In lieu of the provisions of section 6(a) of the Basic Provisions, a report of all insured acreage of forage seeding must be submitted on or before each forage seeding acreage report date specified in the Special Provisions.
7. Insured Crop.
(b) That is planted during the current crop year, or replanted during the calendar year following planting, to establish a normal stand of forage;
8. Insurable Acreage.
In addition to the provisions of section 9 of the Basic Provisions:
(a) In California counties Lassen, Modoc, Mono, Shasta, Siskiyou and all other states, any acreage of the insured crop damaged before the final planting date, to the extent that such acreage has less than 75 percent of a normal stand, must be replanted unless we agree that it is not practical to replant; and
(b) In California, unless otherwise specified in the Special Provisions, any acreage of the insured crop damaged anytime during the crop year to the extent that such acreage has less than 75 percent of a normal stand must be replanted unless it cannot be replanted and reach a normal stand within the insurance period.
11. Replanting Payment.
In lieu of the provisions contained in section 13 of the Basic Provisions:
(a) A replanting payment is allowed if:
(1) In California, unless specified otherwise in the Special Provisions, acreage planted to the insured crop is damaged by an insurable cause of loss occurring within the insurance period to the extent that less than 75 percent of a normal stand remains and the crop can reach maturity before the end of the insurance period;
(2) In Lassen, Modoc, Mono, Shasta, Siskiyou Counties, California, and all other states:
(i) A replanting payment is allowed only whenever the Special Provisions designate both fall and spring final planting dates;
(ii) The insured fall planted acreage is damaged by an insurable cause of loss to the extent that less than 75 percent of a normal stand remains;
(iii) It is practical to replant;
(iv) We give written consent to replant; and
(v) Such acreage is replanted the following spring by the spring planting date.

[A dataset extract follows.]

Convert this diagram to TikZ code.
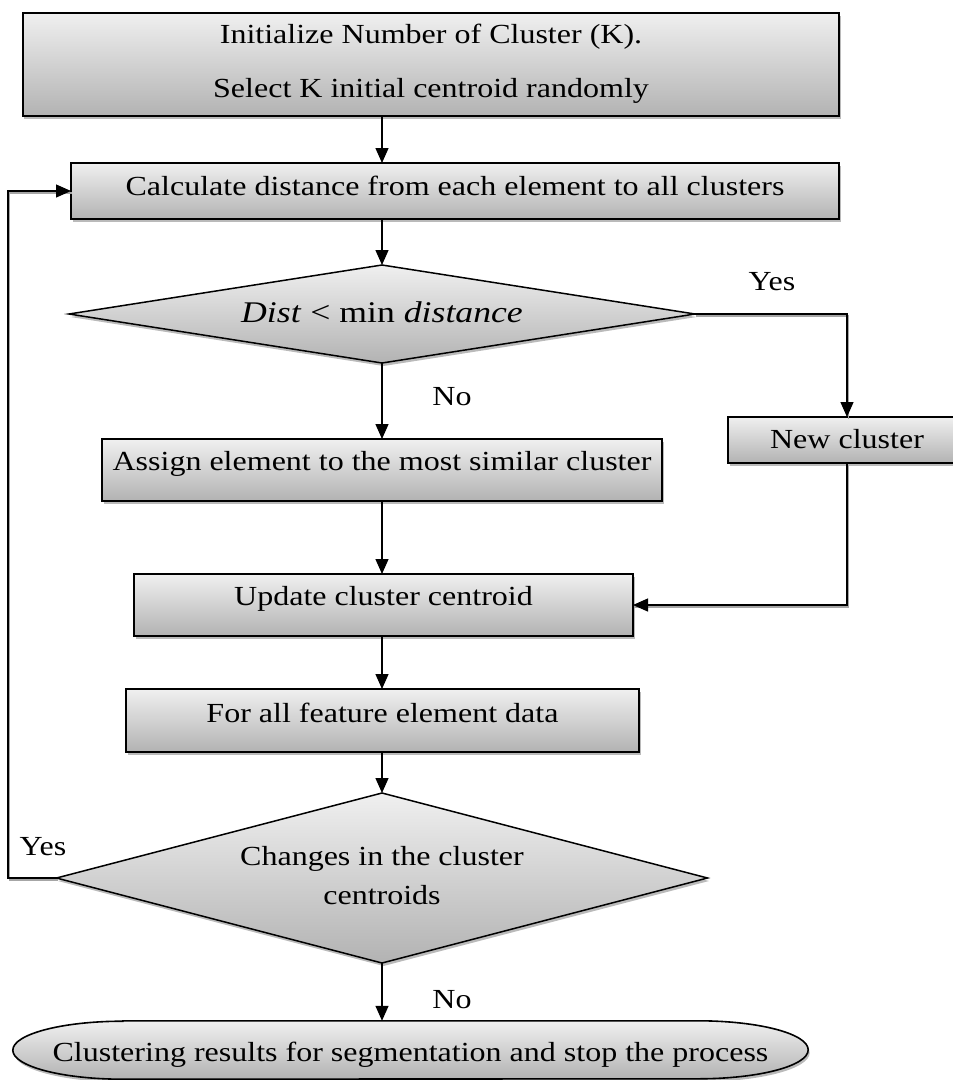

(b) The amount of the replanting payment will be equal to 50 percent of the amount of indemnity determined in accordance with section 13 unless otherwise specified in the Special Provisions.
13. Settlement of Claim.
(a) * * *
(3) Multiplying the total acres with an established stand for the insured acreage of each type and practice in the unit by the amount of insurance for the applicable type and practice;
Assume you have 100 percent share in 30 acres of type A forage in the unit, with an amount of insurance of $100.00 per acre. At the time of loss, the following findings are established: 10 acres had a remaining stand of 75 percent or greater. You also have 20 acres of type B forage in the unit, with an amount of insurance of $90.00 per acre. 10 acres had with a remaining stand of 75 percent or greater. Your indemnity would be calculated as follows:
1. 30 acres × $100.00 = $3,000 amount of insurance for type A;
20 acres × $90.00 = $1,800 amount of insurance for type B;
2. $3,000 + $1,800 = $4,800 total amount of insurance;
3. 10 acres with 75% stand or greater × $100 = $1,000 production to count for type A;
10 acres with 75% stand or greater × $90 = $900 production to count for type B;
4. $1,000+$900 = $1,900 total production to count;
5. $4,800−$1,900 = $2,900 loss;
6. $2,900×100 percent share = $2,900 indemnity payment.
Signed in Washington, DC, on January 18, 2000.
Kenneth D. Ackerman,
Manager, Federal Crop Insurance Corporation.